Photovoltaic panels work differently. They use semiconductor materials to capture the energy of photons and channel it into an electrical current before it can become heat. In practice, conventional PV panels convert only about 6% to 25% of incoming solar radiation into electricity. Most of the remaining energy becomes heat, which actually works against the panel. As a PV panel’s temperature rises, its electrical efficiency drops. This is why some hybrid systems called PVT (photovoltaic-thermal) collectors pull that waste heat away and use it for water heating, getting double duty from the same sunlight.
Concentrated Solar Power Plants
At the industrial scale, concentrated solar power (CSP) plants take the sunlight-to-heat conversion to an extreme. Hundreds or thousands of mirrors focus sunlight onto a single receiver, generating temperatures high enough to produce steam and drive turbines for electricity. Unlike rooftop PV panels that convert light directly to electricity, CSP plants deliberately create thermal energy as an intermediate step.
One major advantage of this approach is storage. Heat is far easier and cheaper to store than electricity. CSP plants commonly use molten salt as a storage medium, holding the captured thermal energy for hours after the sun sets. Early parabolic trough plants used mineral oil for heat transfer and storage, while later designs like the Solar Two power tower in California switched to molten salt for both roles. This ability to store thermal energy and dispatch electricity on demand is something standard PV panels can’t do without batteries.

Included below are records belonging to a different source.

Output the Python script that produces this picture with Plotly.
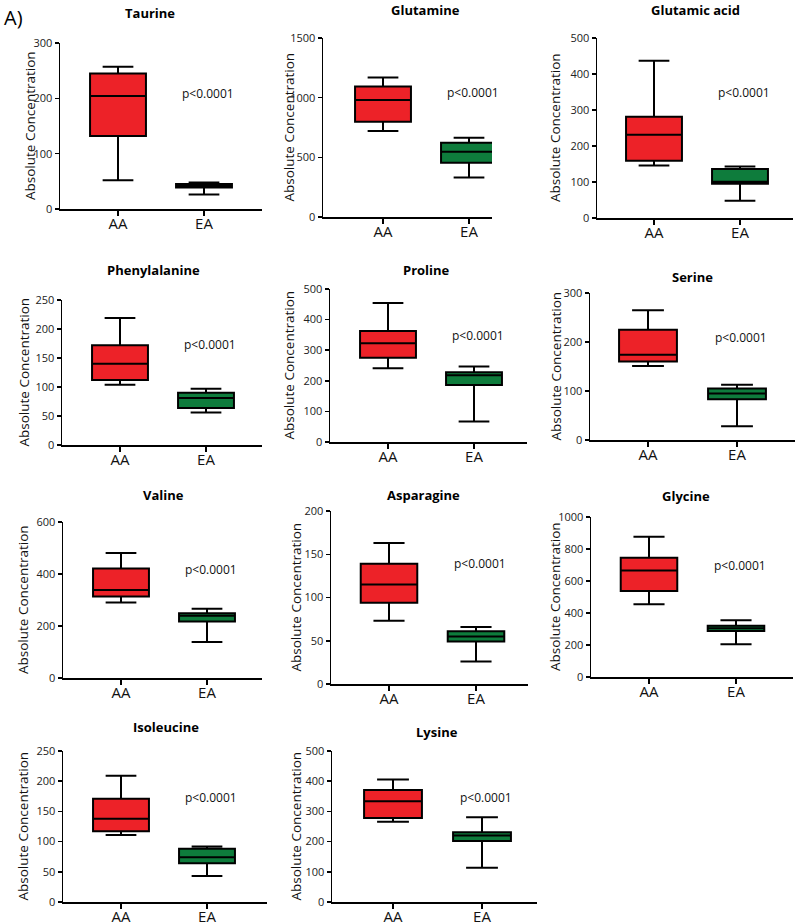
import plotly.graph_objects as go

# ---------------- data ----------------
names = ["Taurine", "Glutamine", "Glutamic acid", "Phenylalanine", "Proline",
         "Serine", "Valine", "Asparagine", "Glycine", "Isoleucine", "Lysine"]
groups = ["AA", "EA"]

aa_min = [52, 720, 146, 104, 241, 151, 290, 73, 454, 111, 266]
aa_q1 = [132, 799, 159, 112, 275, 160, 313, 94, 537, 117, 278]
aa_med = [204, 981, 231, 140, 323, 174, 338, 115, 665, 138, 334]
aa_q3 = [245, 1093, 281, 172, 363, 225, 421, 139, 746, 171, 371]
aa_max = [257, 1169, 437, 219, 454, 265, 481, 163, 877, 209, 406]

ea_min = [26, 331, 48, 56, 67, 28, 138, 26, 204, 43, 113]
ea_q1 = [39, 454, 95, 64, 186, 83, 217, 49, 287, 64, 202]
ea_med = [42, 547, 101, 81, 218, 95, 239, 55, 304, 74, 220]
ea_q3 = [45, 622, 136, 90, 228, 105, 249, 61, 321, 88, 231]
ea_max = [48, 664, 143, 97, 247, 113, 266, 66, 354, 92, 281]

y_max = [300, 1500, 500, 250, 500, 300, 600, 200, 1000, 250, 500]
y_dtick = [100, 500, 100, 50, 100, 100, 200, 50, 200, 50, 100]
p_text = "p<0.0001"
y_title = "Absolute Concentration"

# ---------------- layout geometry (window pixels) ----------------
W, H = 800, 924
ax_left = [60, 323, 597, 62, 330, 590, 63, 331, 591, 63, 332]
ax_right = [262, 492, 793, 262, 527, 795, 262, 528, 793, 267, 537]
px_aa = [118, 383, 654, 120, 388, 648, 121, 389, 649, 121, 393]
px_ea = [204, 469, 740, 206, 474, 737, 207, 476, 736, 207, 482]
ax_top = [43, 38, 38, 300, 289, 293, 522, 511, 517, 751, 751]
ax_bot = [209, 217, 218, 445, 442, 440, 678, 684, 677, 902, 902]
title_x = [150, 425, 695, 153, 427, 692, 163, 423, 686, 166, 437]
title_y = [13, 10, 10, 270, 270, 277, 495, 495, 496, 727, 732]
ytitle_x = [30, 288, 555, 23, 288, 555, 23, 295, 555, 22, 295]


def fx(px):
    return px / W


def fy(py):
    return 1 - py / H


RED = "#ED2228"
GREEN = "#0E7C3C"
FONT = "Open Sans, Noto Sans, sans-serif"

fig = go.Figure()
annotations = []

for i, name in enumerate(names):
    n = i + 1
    xa = "x" if n == 1 else f"x{n}"
    ya = "y" if n == 1 else f"y{n}"
    for g, col, mn, q1, md, q3, mx in [
        ("AA", RED, aa_min, aa_q1, aa_med, aa_q3, aa_max),
        ("EA", GREEN, ea_min, ea_q1, ea_med, ea_q3, ea_max),
    ]:
        fig.add_trace(go.Box(
            x=[g], q1=[q1[i]], median=[md[i]], q3=[q3[i]],
            lowerfence=[mn[i]], upperfence=[mx[i]],
            fillcolor=col, line=dict(color="black", width=2),
            width=0.65, whiskerwidth=0.55, boxpoints=False,
            xaxis=xa, yaxis=ya, showlegend=False, hoverinfo="skip",
        ))

    unit = px_ea[i] - px_aa[i]
    lo = -(px_aa[i] - ax_left[i]) / unit
    hi = 1 + (ax_right[i] - px_ea[i]) / unit
    xkey = "xaxis" if n == 1 else f"xaxis{n}"
    ykey = "yaxis" if n == 1 else f"yaxis{n}"
    fig.layout[xkey] = dict(
        domain=[fx(ax_left[i]), min(1, fx(ax_right[i]))], anchor=ya,
        type="category", categoryorder="array", categoryarray=groups,
        range=[lo, hi], showline=True, linecolor="black", linewidth=1.5,
        ticks="outside", ticklen=5, tickwidth=1.5, tickcolor="black",
        ticklabelstandoff=-5,
        showgrid=False, zeroline=False,
        tickfont=dict(family=FONT, size=15, color="#111"),
    )
    fig.layout[ykey] = dict(
        domain=[fy(ax_bot[i]), fy(ax_top[i])], anchor=xa,
        range=[0, y_max[i]], tick0=0, dtick=y_dtick[i],
        showline=True, linecolor="black", linewidth=1.5,
        ticks="outside", ticklen=4, tickwidth=1.5, tickcolor="black",
        showgrid=False, zeroline=False,
        tickfont=dict(family=FONT, size=11, color="#222"),
    )
    # panel title
    annotations.append(dict(
        text=f"<b>{name}</b>", x=fx(title_x[i]), y=fy(title_y[i]),
        xref="paper", yref="paper", showarrow=False,
        xanchor="center", yanchor="middle",
        font=dict(family=FONT, size=13, color="black"),
    ))
    # y-axis title
    annotations.append(dict(
        text=y_title, x=fx(ytitle_x[i]),
        y=fy((ax_top[i] + ax_bot[i]) / 2),
        xref="paper", yref="paper", showarrow=False, textangle=-90,
        xanchor="center", yanchor="middle",
        font=dict(family=FONT, size=13.5, color="#111"),
    ))
    # p-value
    annotations.append(dict(
        text=p_text, x="EA", y=0.695, xref=xa, yref=f"{ya} domain",
        xshift=4, showarrow=False, xanchor="center", yanchor="middle",
        font=dict(family=FONT, size=12, color="#111"),
    ))

annotations.append(dict(
    text="A)", x=fx(2), y=fy(18), xref="paper", yref="paper",
    showarrow=False, xanchor="left", yanchor="middle",
    font=dict(family=FONT, size=20, color="black"),
))

fig.update_layout(
    width=W, height=H, margin=dict(l=0, r=0, t=0, b=0, autoexpand=False),
    paper_bgcolor="white", plot_bgcolor="white",
    showlegend=False, annotations=annotations,
)

# remove the default page margin so the figure sits at the window origin
fig.write_html("out.html",
               config={"displayModeBar": False, "staticPlot": True},
               post_script="document.body.style.margin='0px';"
                           "document.body.style.overflow='hidden';")
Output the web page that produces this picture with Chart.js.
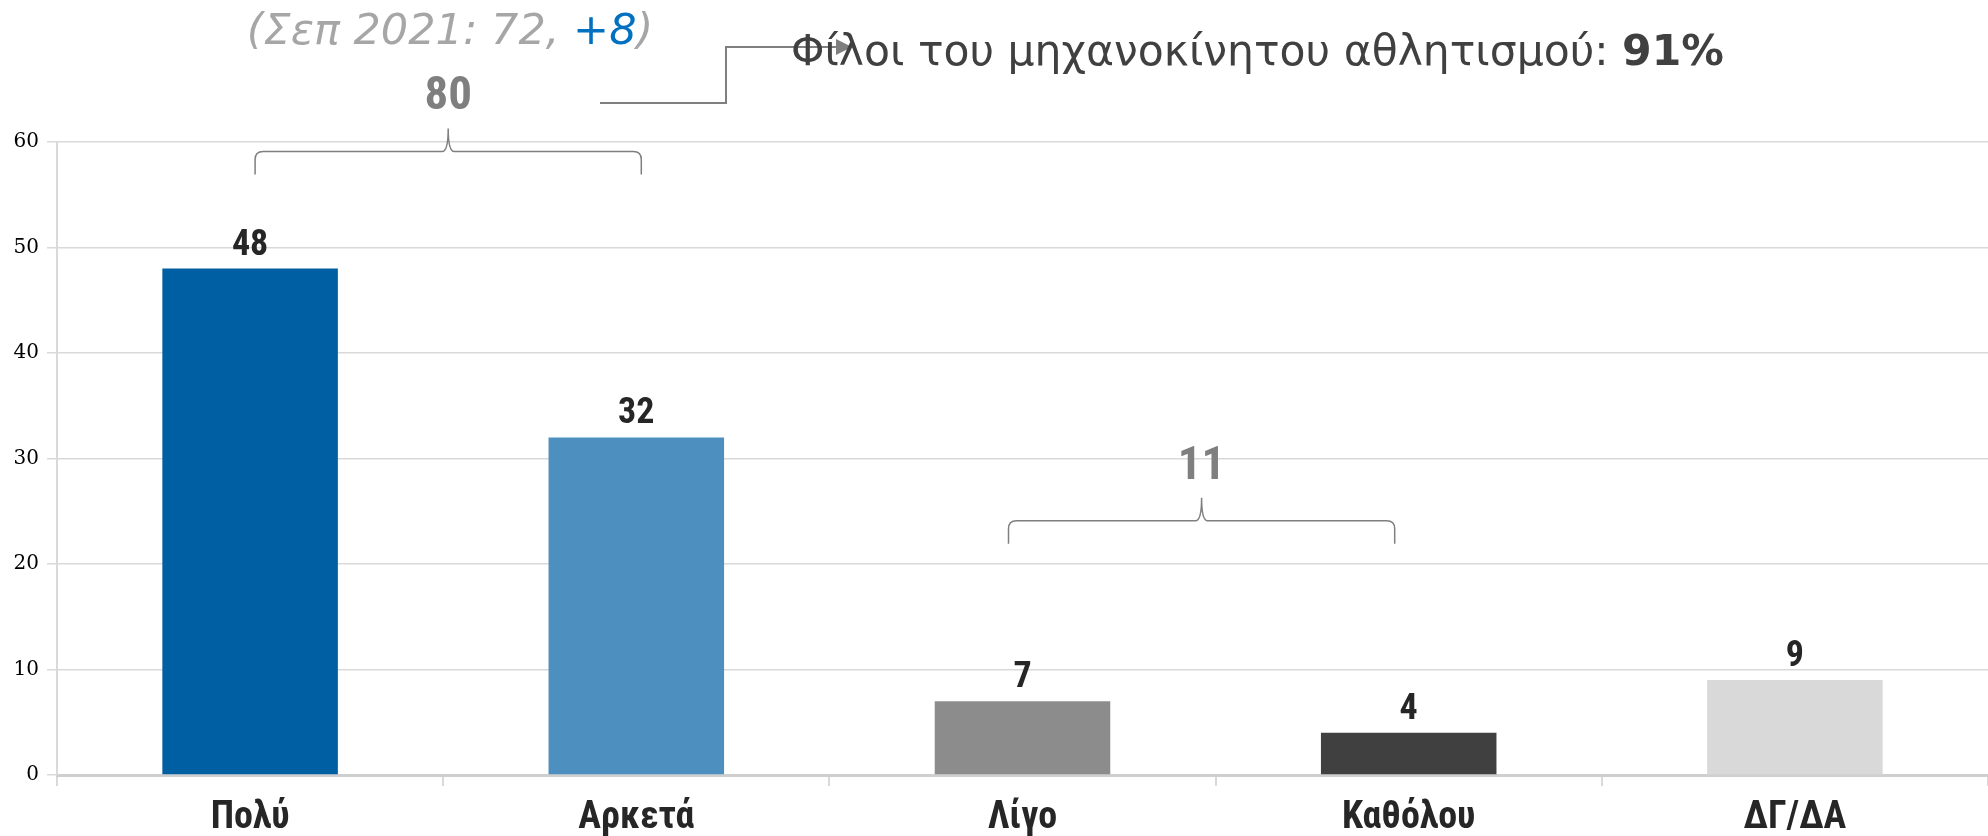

Everyday and Industrial Applications
Solar thermal energy shows up in more places than most people realize. Residential solar water heaters are the most common example. These systems use rooftop collectors to heat water to around 125°F or higher, which is then stored in a tank for household use. ENERGY STAR certified solar water heaters achieve efficiency ratings (measured as a Solar Uniform Energy Factor) of 3.0 or above with electric backup, meaning they deliver three times more energy in hot water than they consume in electricity.
In industry, the applications are broader. Solar heat is used in water desalination, food processing, chemical production, mineral processing, and even enhanced oil recovery. These processes need heat, not electricity, so converting sunlight to thermal energy directly is more efficient than generating electricity first and then using that electricity to create heat.
Why the Distinction Matters
Understanding that solar energy arrives as radiation and only becomes thermal energy after absorption helps clarify several practical points. It explains why solar panels work better on cool, sunny days than on hot ones: they need light, not heat. It explains why a greenhouse gets warm even when the air outside is cold: visible light passes through the glass and converts to heat inside, but the heat can’t easily escape back out. And it explains why reflective roofing keeps buildings cooler: by bouncing photons away before they become thermal energy in your roof materials, you reduce the heat load on your air conditioning.
Solar energy and thermal energy are closely related, and one routinely transforms into the other. But they are not the same thing. Solar energy is electromagnetic radiation traveling through space. Thermal energy is the vibration of molecules in a physical material. The moment sunlight is absorbed by any surface, that conversion happens, which is why it’s so easy to conflate the two.